Tujuan utama dari setiap kegiatan panen kelapa sawit adalah untuk memperoleh TBS dengan rendemen minyak yang tinggi, kualitas minyak yang optimal (ditandai dengan kadar Asam Lemak Bebas/ALB yang rendah), serta efisiensi biaya operasional yang berkelanjutan.  

Kualitas TBS yang unggul merupakan prasyarat mutlak untuk mempertahankan dan bahkan meningkatkan posisi Indonesia di pasar minyak sawit global. 

Untuk mencapai target peningkatan produksi sawit sebesar 15% pada tahun 2025 , kontrol kualitas yang ketat, dimulai dari tahap paling awal seperti panen dan pasca panen, menjadi suatu keharusan strategis. 
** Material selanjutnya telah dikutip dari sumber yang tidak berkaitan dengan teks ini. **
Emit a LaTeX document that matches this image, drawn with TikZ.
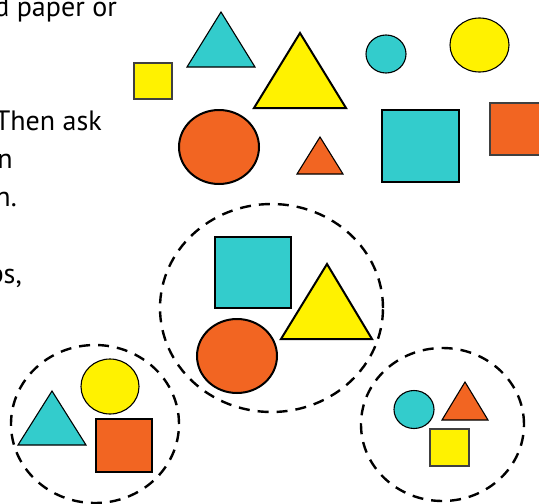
\documentclass[tikz,border=0pt]{standalone}
\usepackage{fontspec}
\setmainfont{PT Sans}
\usepackage{xcolor}
\usepackage{tikz}
\definecolor{shcyan}{HTML}{33CCCC}
\definecolor{shyellow}{HTML}{FFF200}
\definecolor{shorange}{HTML}{F26522}
\tikzset{
  shthin/.style={draw=black, line width=1.1pt, line join=miter},
  shbox/.style={draw=black!75, line width=1.2pt},
  shthick/.style={draw=black, line width=2pt, line join=miter},
  shgroup/.style={draw=black, line width=2.4pt, dash pattern=on 11pt off 8pt},
  shtext/.style={anchor=base east, inner sep=0pt, font=\fontsize{28}{33}\selectfont},
}
\begin{document}
\begin{tikzpicture}[x=1pt, y=-1pt]
\useasboundingbox (0,0) rectangle (539,504);
\clip (0,0) rectangle (539,504);
% cut-off lines of the page text
\node[shtext] (line1) at (117,16) {d paper or};
\node[shtext] (line2) at (102,130) {Then ask};
\node[shtext] (line3) at (13,168) {n};
\node[shtext] (line4) at (17,206) {n.};
\node[shtext] (line5) at (22,283) {ps,};
% loose shapes
\draw[shbox, fill=shyellow] (134,63) rectangle (172,99);
\draw[shthin, fill=shcyan] (187,67) -- (221,12) -- (255,67) -- cycle;
\draw[shthick, fill=shyellow] (254,108) -- (300,33) -- (346,108) -- cycle;
\draw[shthin, fill=shcyan] (386,54) ellipse [x radius=20pt, y radius=19pt];
\draw[shthin, fill=shyellow] (479.5,45) ellipse [x radius=29.5pt, y radius=27pt];
\draw[shthick, fill=shorange] (219,147) ellipse [x radius=40pt, y radius=37pt];
\draw[shthin, fill=shorange] (297,174) -- (320,137) -- (343,174) -- cycle;
\draw[shthick, fill=shcyan] (382,110) rectangle (459,182);
\draw[shbox, fill=shorange] (490,103) rectangle (545,155);
% sorted groups
\draw[shgroup] (271.5,308) ellipse [x radius=111.5pt, y radius=104pt];
\draw[shgroup] (95,424) ellipse [x radius=84pt, y radius=79pt];
\draw[shgroup] (442.5,424.5) ellipse [x radius=81.5pt, y radius=76.5pt];
\draw[shthick, fill=shcyan] (215,237) rectangle (291,308);
\draw[shthick, fill=shyellow] (281,339) -- (327,264) -- (372,339) -- cycle;
\draw[shthick, fill=shorange] (237,356) ellipse [x radius=40pt, y radius=37pt];
\draw[shthin, fill=shyellow] (110,386.5) ellipse [x radius=29pt, y radius=27.5pt];
\draw[shthin, fill=shcyan] (18,445) -- (52,391) -- (86,445) -- cycle;
\draw[shthin, fill=shorange] (96,419) rectangle (152,472);
\draw[shthin, fill=shcyan] (414,409.5) ellipse [x radius=20pt, y radius=19pt];
\draw[shthin, fill=shorange] (442,420) -- (465,382) -- (488,420) -- cycle;
\draw[shbox, fill=shyellow] (430,429) rectangle (469,466);
\end{tikzpicture}
\end{document}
TBS berkualitas rendah akan menghasilkan CPO dengan mutu yang lebih rendah, yang pada gilirannya dapat menghadapi penolakan pasar atau penurunan harga yang signifikan dalam perdagangan internasional. Hal ini secara langsung akan memengaruhi seluruh rantai pasok nasional dan daya saing global produk kelapa sawit Indonesia.  

Dampak Kualitas TBS terhadap Rendemen Minyak dan Harga Jual

Kualitas TBS memiliki korelasi langsung dengan rendemen minyak yang dapat diekstraksi dan kadar ALB pada CPO yang dihasilkan. 

Buah yang dipanen pada tingkat kematangan optimal akan menghasilkan kandungan minyak tertinggi. Sebaliknya, kadar ALB yang tinggi dalam CPO tidak hanya mengindikasikan penurunan mutu tetapi juga dapat memicu ketengikan dan berpotensi meningkatkan kadar kolesterol dalam produk olahan. 

Mutu buah yang prima akan menghasilkan CPO dengan kadar ALB yang rendah dan rendemen minyak yang tinggi.  

Penurunan kualitas TBS akan berdampak langsung pada penurunan harga jual di tingkat petani, yang pada akhirnya mengurangi profitabilitas mereka. 

Keterkaitan antara kualitas TBS (melalui kadar ALB dan rendemen) dengan harga pasar CPO menunjukkan adanya lingkaran umpan balik ekonomi yang krusial. 

Jika kualitas terkompromi, harga yang lebih rendah yang diterima petani dapat mengurangi insentif untuk berinvestasi dalam praktik pertanian yang baik. 

Hal ini berpotensi menciptakan siklus negatif di mana pendapatan yang berkurang semakin menghambat upaya peningkatan kualitas. 

Sebaliknya, kualitas yang konsisten dan tinggi menjamin harga yang lebih baik, mendorong investasi kembali, dan mempromosikan praktik berkelanjutan, yang secara langsung memenuhi tujuan peningkatan nilai jual hasil panen.  

Meskipun fluktuasi harga CPO global dipengaruhi oleh faktor-faktor makro seperti pasokan, permintaan, dan nilai tukar mata uang, mempertahankan kualitas TBS yang superior (ALB rendah, rendemen tinggi) menawarkan penyangga yang penting. 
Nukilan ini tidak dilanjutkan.